Beside the Point
Send the robocalls to voice mail, and stuff the mailers where the sun don't shine: Believe it or not, there's news out there off the campaign trail.
City Hall watchers were jolted by an unexpected, if not entirely surprising, announcement last week: Assistant City Manager Laura Huffman is leaving the city to direct the Texas chapter of the Nature Conservancy. "I am writing to officially submit my letter of resignation from the City of Austin, effective May 16, 2008," Huffman wrote City Manager Marc Ott Tuesday, April 29, calling her time "a wonderful and rewarding experience." Despite conservancy offices in San Antonio, lifelong Austinite Huffman will continue to reside here.
Wonder if she'll try to speed up that Austin-San Antonio rail connection before she leaves?
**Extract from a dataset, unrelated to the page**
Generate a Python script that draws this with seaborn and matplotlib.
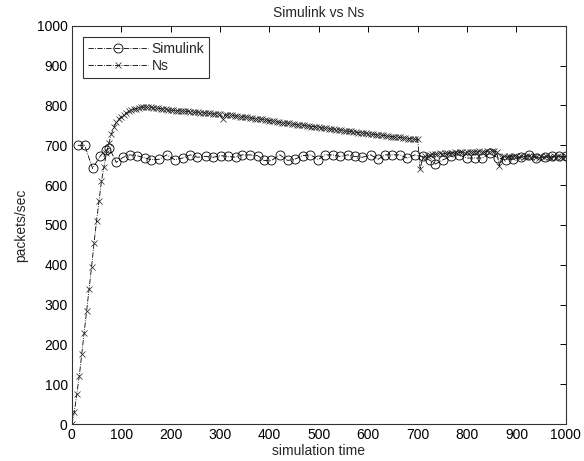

Huffman first worked for the city from 1990 to 1994, initially in the auditor's office, then for the city manager. She then left for the party-school environs of San Marcos, where she served as assistant city manager until 2002, before returning to Austin as assistant city manager under a mentoring Toby Futrell. As her profile rose at City Hall, the politically connected Huffman was widely considered Futrell's heir apparent. However, in early January 2008, Huffman was pointedly not selected as one of five city manager semifinalists, and on Jan. 17, Ott was named to the position. Huffman says city politics played "really no role" in her decision, which she described as six weeks in the making. "I have known Marc for a while professionally. I think the world of him. I think he's doing a beautiful job of transitioning into this community and this organization." But, she says, the Nature Conservancy offered "an opportunity to work on something that's so significant and so important to me, I couldn't pass it up." The Nature Conservancy preserves land and green space through land acquisition (often direct purchases) and conservation easements. Huffman takes over from an acting director installed when previous Director Carter Smith left to head the Texas Parks & Wildlife Department. Says Nature Conservancy spokeswoman Niki McDaniel: "She's got a great background and a broad range of experience. She's very committed to conservation."
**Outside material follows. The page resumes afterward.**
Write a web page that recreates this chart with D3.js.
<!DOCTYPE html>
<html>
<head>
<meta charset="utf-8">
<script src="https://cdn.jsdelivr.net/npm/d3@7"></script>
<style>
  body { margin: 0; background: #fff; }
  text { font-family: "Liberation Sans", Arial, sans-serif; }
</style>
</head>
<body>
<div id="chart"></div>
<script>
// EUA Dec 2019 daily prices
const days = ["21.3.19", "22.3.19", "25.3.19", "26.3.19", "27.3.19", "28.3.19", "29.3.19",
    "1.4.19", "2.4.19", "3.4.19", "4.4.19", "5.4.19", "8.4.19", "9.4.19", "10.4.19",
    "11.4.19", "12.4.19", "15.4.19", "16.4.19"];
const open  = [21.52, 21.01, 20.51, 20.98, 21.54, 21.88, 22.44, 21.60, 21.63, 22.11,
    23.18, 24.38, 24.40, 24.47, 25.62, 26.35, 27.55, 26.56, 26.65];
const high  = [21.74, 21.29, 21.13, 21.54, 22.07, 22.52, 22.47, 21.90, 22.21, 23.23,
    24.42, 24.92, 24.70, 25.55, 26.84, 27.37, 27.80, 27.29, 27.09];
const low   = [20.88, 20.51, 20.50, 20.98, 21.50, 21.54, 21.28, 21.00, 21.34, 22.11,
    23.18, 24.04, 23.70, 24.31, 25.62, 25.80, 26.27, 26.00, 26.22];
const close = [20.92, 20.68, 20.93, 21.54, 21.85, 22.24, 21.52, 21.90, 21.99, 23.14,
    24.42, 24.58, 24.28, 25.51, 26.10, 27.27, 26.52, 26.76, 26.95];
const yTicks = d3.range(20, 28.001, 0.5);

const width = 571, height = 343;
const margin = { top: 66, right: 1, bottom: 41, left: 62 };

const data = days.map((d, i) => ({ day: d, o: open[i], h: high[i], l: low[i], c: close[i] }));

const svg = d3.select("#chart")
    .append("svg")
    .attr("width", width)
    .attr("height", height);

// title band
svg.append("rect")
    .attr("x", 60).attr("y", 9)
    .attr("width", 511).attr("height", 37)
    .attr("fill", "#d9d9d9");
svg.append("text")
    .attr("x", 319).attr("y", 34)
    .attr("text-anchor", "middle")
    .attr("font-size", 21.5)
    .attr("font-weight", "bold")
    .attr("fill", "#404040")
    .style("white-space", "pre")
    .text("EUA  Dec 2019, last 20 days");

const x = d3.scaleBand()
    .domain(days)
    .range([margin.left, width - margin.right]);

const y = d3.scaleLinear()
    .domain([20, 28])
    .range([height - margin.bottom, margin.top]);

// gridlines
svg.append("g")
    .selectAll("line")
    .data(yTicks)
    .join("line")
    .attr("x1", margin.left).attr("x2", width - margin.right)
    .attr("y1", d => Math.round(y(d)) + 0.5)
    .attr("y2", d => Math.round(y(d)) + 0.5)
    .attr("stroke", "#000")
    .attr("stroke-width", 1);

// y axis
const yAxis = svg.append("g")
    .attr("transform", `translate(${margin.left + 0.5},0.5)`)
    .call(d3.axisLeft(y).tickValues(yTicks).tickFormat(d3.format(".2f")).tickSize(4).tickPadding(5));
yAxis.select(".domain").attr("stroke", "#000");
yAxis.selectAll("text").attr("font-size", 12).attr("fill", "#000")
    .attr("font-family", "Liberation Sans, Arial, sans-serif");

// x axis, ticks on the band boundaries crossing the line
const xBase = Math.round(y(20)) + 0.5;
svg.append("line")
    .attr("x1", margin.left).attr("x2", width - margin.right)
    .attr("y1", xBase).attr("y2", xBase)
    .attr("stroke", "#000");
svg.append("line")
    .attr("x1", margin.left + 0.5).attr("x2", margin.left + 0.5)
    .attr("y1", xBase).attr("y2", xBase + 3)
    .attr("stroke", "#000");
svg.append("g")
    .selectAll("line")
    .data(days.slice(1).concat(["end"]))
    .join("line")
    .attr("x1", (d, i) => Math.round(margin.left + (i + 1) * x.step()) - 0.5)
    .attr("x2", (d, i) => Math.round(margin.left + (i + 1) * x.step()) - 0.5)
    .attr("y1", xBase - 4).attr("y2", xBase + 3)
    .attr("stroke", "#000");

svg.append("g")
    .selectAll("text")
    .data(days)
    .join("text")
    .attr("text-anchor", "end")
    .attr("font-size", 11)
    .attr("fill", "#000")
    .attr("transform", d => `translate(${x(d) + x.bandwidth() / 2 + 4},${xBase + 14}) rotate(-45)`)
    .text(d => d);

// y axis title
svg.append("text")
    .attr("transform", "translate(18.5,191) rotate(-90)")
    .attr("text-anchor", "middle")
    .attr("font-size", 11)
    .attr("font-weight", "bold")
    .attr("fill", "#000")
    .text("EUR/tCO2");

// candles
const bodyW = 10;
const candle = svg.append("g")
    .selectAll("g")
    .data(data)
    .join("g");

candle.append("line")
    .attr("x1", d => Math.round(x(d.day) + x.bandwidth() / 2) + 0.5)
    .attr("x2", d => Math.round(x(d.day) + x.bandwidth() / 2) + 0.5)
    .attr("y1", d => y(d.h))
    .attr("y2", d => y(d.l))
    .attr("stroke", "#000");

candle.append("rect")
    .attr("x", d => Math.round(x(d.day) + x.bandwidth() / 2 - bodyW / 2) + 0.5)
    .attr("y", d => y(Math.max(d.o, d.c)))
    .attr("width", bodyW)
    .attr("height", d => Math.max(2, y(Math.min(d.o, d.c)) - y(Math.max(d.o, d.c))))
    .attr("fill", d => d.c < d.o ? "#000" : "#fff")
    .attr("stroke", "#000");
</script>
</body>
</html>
Huffman's is the second high-profile resignation at the city in as many weeks; Chief of Staff Kristen Vassallo recently resigned to spend more time with her family. It's the latest in a series of changes and reassignments among top city leadership (follow closely): ACM Mike McDonald has been detailed to oversee police contract negotiations, while ACM Bert Lumbreras oversees McDonald's public safety departments; David Lurie stepped into Lumbreras' old position as community services ACM; Ott also tapped Fort Worth's Robert Goode as newly created transportation services ACM. Ott plans on filling the chief of staff position and will conduct a national search to fill Huffman's position – but it's increasingly clear the Tobyocracy that ran City Hall from the third floor won't be replaced any time soon.
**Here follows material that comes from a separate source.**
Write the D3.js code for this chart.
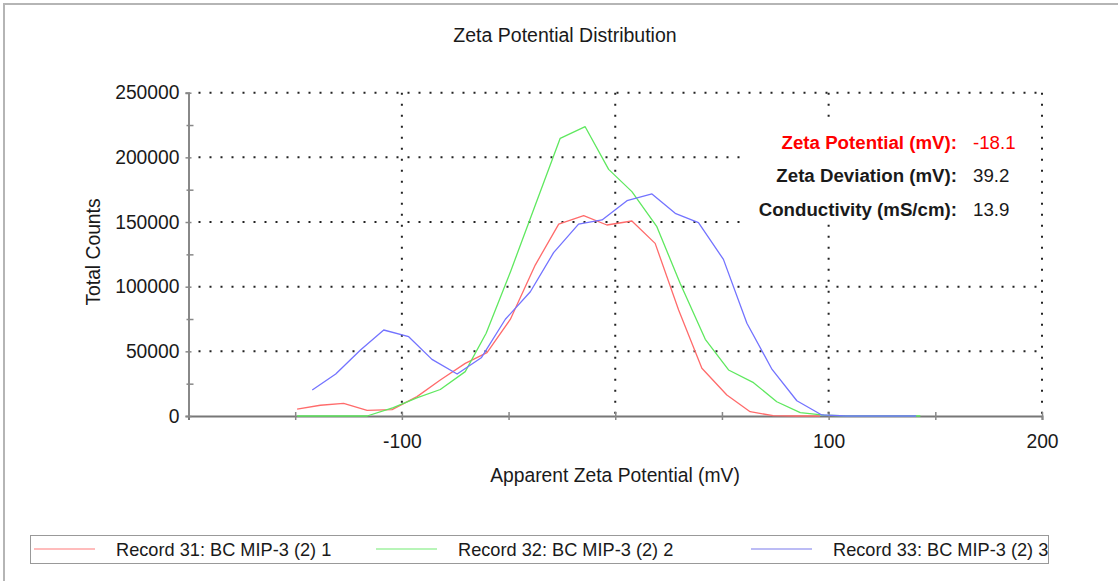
<!DOCTYPE html>
<html>
<head>
<meta charset="utf-8">
<script src="https://cdn.jsdelivr.net/npm/d3@7"></script>
<style>
  html, body { margin: 0; padding: 0; background: #fff; }
  svg { display: block; }
  text { font-family: "Liberation Sans", Arial, sans-serif; fill: #1a1a1a; }
</style>
</head>
<body>
<svg id="chart" width="1118" height="581"></svg>
<script>
// Zeta potential distribution, three records (mV vs total counts)
const redX   = [-149.1,-138.2,-127.3,-116.3,-104.6,-92.9,-82.0,-70.3,-60.1,-49.2,-37.5,-26.5,-14.8,-3.9,7.8,18.7,29.7,40.6,52.3,63.2,74.0,85.0,96.0];
const redY   = [5400,8300,9800,4400,4900,15000,27800,40700,49000,74700,116700,148400,154900,147700,150800,133500,82000,36900,16200,3300,300,0,0];

const greenX = [-149.1,-138.2,-127.3,-116.3,-104.0,-93.0,-82.0,-70.3,-60.5,-49.0,-37.5,-25.8,-14.1,-3.1,7.8,19.5,30.4,42.2,53.1,64.8,75.7,86.7,97.8,109.0,120.0,131.0,143.0];
const greenY = [0,0,0,0,6500,14000,20500,34300,64000,112000,163000,214700,223700,190700,173500,146400,102600,59300,35600,25800,11000,2600,600,0,0,0,0];

const blueX  = [-142.0,-131.0,-119.4,-108.5,-96.8,-85.9,-74.1,-62.8,-51.5,-39.8,-28.9,-17.2,-6.2,5.5,17.2,28.1,39.0,50.7,61.7,73.5,85.1,96.8,108.0,119.0,130.0,141.0];
const blueY  = [20100,32500,51000,66500,61300,43800,32500,45000,74800,96100,126300,148400,151600,166500,171700,156700,149500,121100,71700,36000,11800,800,0,0,0,0];

const seriesNames  = ["Record 31: BC MIP-3 (2) 1", "Record 32: BC MIP-3 (2) 2", "Record 33: BC MIP-3 (2) 3"];
const seriesColors = ["#ff6b6b", "#5fe85f", "#7373ff"];
const legendColors = ["#ffbcbc", "#b8f5b8", "#bcbcf5"];

const xMajorTicks = [-100, 0, 100, 200];
const xMinorTicks = [-150, -50, 50, 150];
const yMajorTicks = [0, 50000, 100000, 150000, 200000, 250000];
const yMinorTicks = [25000, 75000, 125000, 175000, 225000];

const statLabels = ["Zeta Potential (mV):", "Zeta Deviation (mV):", "Conductivity (mS/cm):"];
const statValues = ["-18.1", "39.2", "13.9"];

const svg = d3.select("#chart");

const x = d3.scaleLinear().domain([-200, 200]).range([188.5, 1042]);
const y = d3.scaleLinear().domain([0, 250000]).range([416, 92.7]);

// outer frame (left and top edges)
svg.append("path")
  .attr("d", "M4,581 V4 H1118")
  .attr("fill", "none").attr("stroke", "#b5b5b5").attr("stroke-width", 2);

// title
svg.append("text")
  .attr("x", 565).attr("y", 42)
  .attr("text-anchor", "middle").attr("font-size", 19.5)
  .text("Zeta Potential Distribution");

// dotted grid
const grid = svg.append("g").attr("stroke", "#222").attr("stroke-width", 2)
  .attr("stroke-dasharray", "2,9");
grid.selectAll("line.h").data(yMajorTicks.filter(d => d > 0)).join("line")
  .attr("class", "h")
  .attr("x1", x(-200) + 10).attr("x2", x(200))
  .attr("y1", d => y(d)).attr("y2", d => y(d));
grid.selectAll("line.v").data(xMajorTicks).join("line")
  .attr("class", "v")
  .attr("x1", d => x(d)).attr("x2", d => x(d))
  .attr("y1", y(250000)).attr("y2", y(0));

// x axis
const xAxis = svg.append("g").attr("transform", `translate(0,${y(0)})`)
  .call(d3.axisBottom(x).tickValues(xMajorTicks).tickSize(4).tickPadding(14));
xAxis.select(".domain").attr("stroke", "#777").attr("stroke-width", 2);
xAxis.selectAll(".tick line").attr("y1", -4).attr("y2", 4).attr("stroke", "#888").attr("stroke-width", 1.5);
xAxis.selectAll(".tick text").attr("font-size", 19.3).attr("fill", "#1a1a1a")
  .attr("font-family", "Liberation Sans, Arial, sans-serif")
  .text(d => d === 0 ? "" : String(d));

const xMinor = svg.append("g").attr("transform", `translate(0,${y(0)})`)
  .call(d3.axisBottom(x).tickValues(xMinorTicks).tickFormat("").tickSize(4));
xMinor.select(".domain").remove();
xMinor.selectAll(".tick line").attr("y1", -4).attr("y2", 4).attr("stroke", "#888").attr("stroke-width", 1.5);

// y axis
const yAxis = svg.append("g").attr("transform", `translate(${x(-200)},0)`)
  .call(d3.axisLeft(y).tickValues(yMajorTicks).tickFormat(d3.format("d")).tickSize(3).tickPadding(6));
yAxis.select(".domain").attr("stroke", "#888").attr("stroke-width", 2);
yAxis.selectAll(".tick line").attr("x1", -3).attr("x2", 3).attr("stroke", "#888").attr("stroke-width", 1.5);
yAxis.selectAll(".tick text").attr("font-size", 19.3).attr("fill", "#1a1a1a")
  .attr("font-family", "Liberation Sans, Arial, sans-serif");

const yMinor = svg.append("g").attr("transform", `translate(${x(-200)},0)`)
  .call(d3.axisLeft(y).tickValues(yMinorTicks).tickFormat("").tickSize(3));
yMinor.select(".domain").remove();
yMinor.selectAll(".tick line").attr("x1", -2).attr("x2", 5).attr("stroke", "#888").attr("stroke-width", 1.5);

// axis titles
svg.append("text")
  .attr("x", 615).attr("y", 482)
  .attr("text-anchor", "middle").attr("font-size", 19.3)
  .text("Apparent Zeta Potential (mV)");
svg.append("text")
  .attr("transform", "translate(100,252) rotate(-90)")
  .attr("text-anchor", "middle").attr("font-size", 19.3)
  .text("Total Counts");

// distribution curves
const series = [
  { xs: redX, ys: redY },
  { xs: greenX, ys: greenY },
  { xs: blueX, ys: blueY }
];
const line = d3.line().x(d => x(d[0])).y(d => y(d[1]));
svg.append("g").selectAll("path").data(series).join("path")
  .attr("d", s => line(s.xs.map((v, i) => [v, s.ys[i]])))
  .attr("fill", "none")
  .attr("stroke", (s, i) => seriesColors[i])
  .attr("stroke-width", 1.3)
  .attr("stroke-linejoin", "round");

// summary statistics box
svg.append("rect")
  .attr("x", 745).attr("y", 118).attr("width", 292).attr("height", 106)
  .attr("fill", "#fff");
const stats = svg.append("g");
statLabels.forEach((lab, i) => {
  const yy = 148.6 + i * 33.5;
  stats.append("text")
    .attr("x", 957).attr("y", yy).attr("text-anchor", "end")
    .attr("font-size", 18.7).attr("font-weight", "bold")
    .style("fill", i === 0 ? "#ff0000" : "#1a1a1a")
    .text(lab);
  stats.append("text")
    .attr("x", 973).attr("y", yy)
    .attr("font-size", 18.7)
    .style("fill", i === 0 ? "#ff0000" : "#1a1a1a")
    .text(statValues[i]);
});

// legend
svg.append("rect")
  .attr("x", 30.5).attr("y", 535.5).attr("width", 1018).attr("height", 28)
  .attr("fill", "#fff").attr("stroke", "#999").attr("stroke-width", 1);
const legendLineX = [34, 376, 751];
const legendTextX = [116, 458, 833];
const lg = svg.append("g");
seriesNames.forEach((name, i) => {
  lg.append("line")
    .attr("x1", legendLineX[i]).attr("x2", legendLineX[i] + 61)
    .attr("y1", 549).attr("y2", 549)
    .attr("stroke", legendColors[i]).attr("stroke-width", 2);
  lg.append("text")
    .attr("x", legendTextX[i]).attr("y", 555.5)
    .attr("font-size", 18.2)
    .text(name);
});
</script>
</body>
</html>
City Council has a meeting today, Thursday, May 8, its last before Saturday's polls irrevocably alter its makeup. A late addition is a Mike Martinez-sponsored resolution (with Lee Leffingwell) to establish a Hispanic Quality of Life initiative (see "Naked City," for more). A resolution from Betty Dunkerley and Sheryl Cole requires all new homes and duplexes adopt "visitability" standards for the disabled. (Maybe the Austin Board of Realtors can put up a website to knock that too!) Hoping to stave off unpleasant surprises (good luck with that), Martinez and Leffingwell direct the city manager to start zoning all of Austin's unzoned plats. Also, during the evening's public hearings, Martinez's once-bitten, twice-shy billboards ordinance returns (see "Billboard Battle Continues," May 2), looking less like the scenic roadway roadkill it originally resembled.